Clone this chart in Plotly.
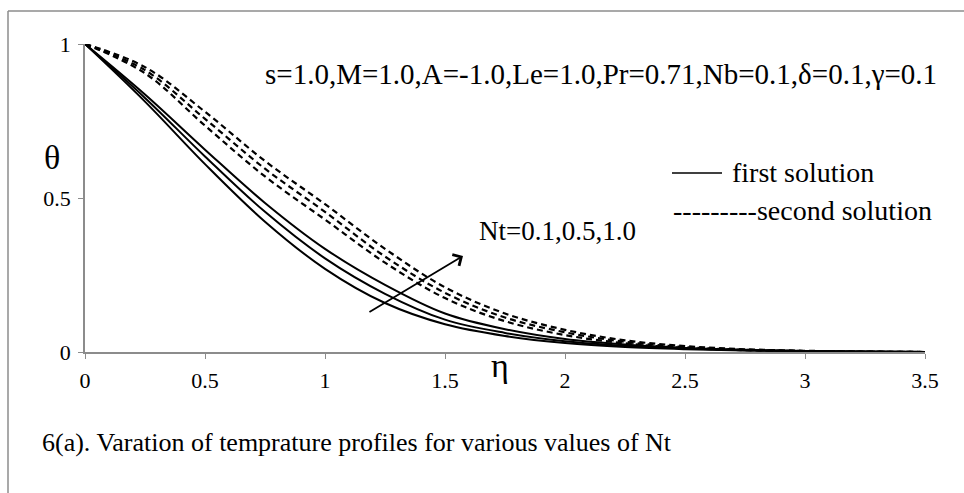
import plotly.graph_objects as go

# similarity variable
eta = [0.0, 0.25, 0.5, 0.75, 1.0, 1.25, 1.5, 1.75, 2.0, 2.25, 2.5, 2.75, 3.0, 3.25, 3.5]

# first solution, Nt = 0.1, 0.5, 1.0
first_nt01 = [1.0, 0.813, 0.610, 0.423, 0.270, 0.159, 0.090, 0.052, 0.029, 0.016, 0.009, 0.005, 0.0025, 0.001, 0.0]
first_nt05 = [1.0, 0.825, 0.635, 0.455, 0.304, 0.189, 0.105, 0.062, 0.035, 0.020, 0.011, 0.006, 0.003, 0.0012, 0.0]
first_nt10 = [1.0, 0.836, 0.657, 0.484, 0.335, 0.218, 0.125, 0.074, 0.042, 0.024, 0.013, 0.007, 0.0035, 0.0015, 0.0]

# second solution, Nt = 0.1, 0.5, 1.0
second_nt01 = [1.0, 0.905, 0.735, 0.570, 0.430, 0.290, 0.175, 0.100, 0.055, 0.028, 0.013, 0.006, 0.0025, 0.001, 0.0]
second_nt05 = [1.0, 0.915, 0.757, 0.595, 0.455, 0.310, 0.192, 0.112, 0.064, 0.033, 0.016, 0.007, 0.003, 0.0012, 0.0]
second_nt10 = [1.0, 0.925, 0.780, 0.620, 0.480, 0.335, 0.210, 0.125, 0.072, 0.038, 0.019, 0.009, 0.004, 0.0015, 0.0]

x_ticks = [0, 0.5, 1, 1.5, 2, 2.5, 3, 3.5]
x_tick_text = ["0", "0.5", "1", "1.5", "2", "2.5", "3", "3.5"]
y_ticks = [0, 0.5, 1]
y_tick_text = ["0", "0.5", "1"]

SERIF = "'Liberation Serif', 'Times New Roman', Times, serif"
AXIS_GREY = "#8c8c8c"

fig = go.Figure()

for ys in (first_nt01, first_nt05, first_nt10):
    fig.add_trace(go.Scatter(
        x=eta, y=ys, mode="lines", line=dict(color="black", width=2, shape="spline"),
        showlegend=False, hoverinfo="skip"))

for ys in (second_nt01, second_nt05, second_nt10):
    fig.add_trace(go.Scatter(
        x=eta, y=ys, mode="lines",
        line=dict(color="black", width=2.2, dash="6px,4px", shape="spline"),
        showlegend=False, hoverinfo="skip"))

# pixel geometry of the plotting area
L, R, T, B = 85, 39, 44, 141
W, H = 964, 493
pw, ph = W - L - R, H - T - B


def px(x):
    return (x - L) / pw


def py(y):
    return (H - B - y) / ph


fig.update_layout(
    width=W, height=H,
    margin=dict(l=L, r=R, t=T, b=B),
    paper_bgcolor="white", plot_bgcolor="white",
    font=dict(family=SERIF, color="black", size=22),
    xaxis=dict(range=[0, 3.5], tickvals=x_ticks, ticktext=x_tick_text,
               showgrid=False, zeroline=False, showline=True, linecolor=AXIS_GREY,
               linewidth=1.5, ticks="outside", ticklen=5, tickcolor=AXIS_GREY,
               ticklabelstandoff=3, tickfont=dict(family=SERIF, size=22)),
    yaxis=dict(range=[0, 1], tickvals=y_ticks, ticktext=y_tick_text,
               showgrid=False, zeroline=False, showline=True, linecolor=AXIS_GREY,
               linewidth=1.5, ticks="outside", ticklen=5, tickcolor=AXIS_GREY,
               ticklabelstandoff=3, tickfont=dict(family=SERIF, size=22)),
    shapes=[
        # frame around the figure
        dict(type="line", xref="paper", yref="paper", x0=px(8), x1=px(W + 5), y0=py(11), y1=py(11),
             line=dict(color=AXIS_GREY, width=1.5)),
        dict(type="line", xref="paper", yref="paper", x0=px(8), x1=px(8), y0=py(11), y1=py(H + 5),
             line=dict(color=AXIS_GREY, width=1.5)),
        # legend sample for the first solution
        dict(type="line", xref="paper", yref="paper", x0=px(672), x1=px(722), y0=py(173), y1=py(173),
             line=dict(color="black", width=1.5)),
    ],
    annotations=[
        dict(text="θ", xref="paper", yref="paper", x=px(42), y=py(157), showarrow=False,
             font=dict(family=SERIF, size=34)),
        dict(text="η", xref="paper", yref="paper", x=px(500), y=py(386), showarrow=False,
             font=dict(family=SERIF, size=34)),
        dict(text="s=1.0,M=1.0,A=-1.0,Le=1.0,Pr=0.71,Nb=0.1,δ=0.1,γ=0.1", xref="paper", yref="paper",
             x=px(263), y=py(56), xanchor="left", showarrow=False, font=dict(family=SERIF, size=29)),
        dict(text="first solution", xref="paper", yref="paper", x=px(730), y=py(172),
             xanchor="left", showarrow=False, font=dict(family=SERIF, size=28)),
        dict(text="---------second solution", xref="paper", yref="paper", x=px(671), y=py(210),
             xanchor="left", showarrow=False, font=dict(family=SERIF, size=28)),
        dict(text="Nt=0.1,0.5,1.0", xref="paper", yref="paper", x=px(477), y=py(231),
             xanchor="left", showarrow=False, font=dict(family=SERIF, size=27)),
        dict(text="6(a). Varation of temprature profiles for various values of Nt", xref="paper",
             yref="paper", x=px(40), y=py(459), xanchor="left", showarrow=False,
             font=dict(family=SERIF, size=26)),
        # arrow showing increasing Nt
        dict(x=1.575, y=0.312, ax=1.179, ay=0.127, xref="x", yref="y", axref="x", ayref="y",
             text="", showarrow=True, arrowhead=4, arrowsize=1.4, arrowwidth=1.8, arrowcolor="black"),
    ],
)

fig.write_html("out.html")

^^^^

--- Stated goal ---
Return exactly what appears from the opening line of the material through the line with "3.0, 3.25, 3.5]", apart from the pictures.

--- The answer ---
Clone this chart in Plotly.
import plotly.graph_objects as go

# similarity variable
eta = [0.0, 0.25, 0.5, 0.75, 1.0, 1.25, 1.5, 1.75, 2.0, 2.25, 2.5, 2.75, 3.0, 3.25, 3.5]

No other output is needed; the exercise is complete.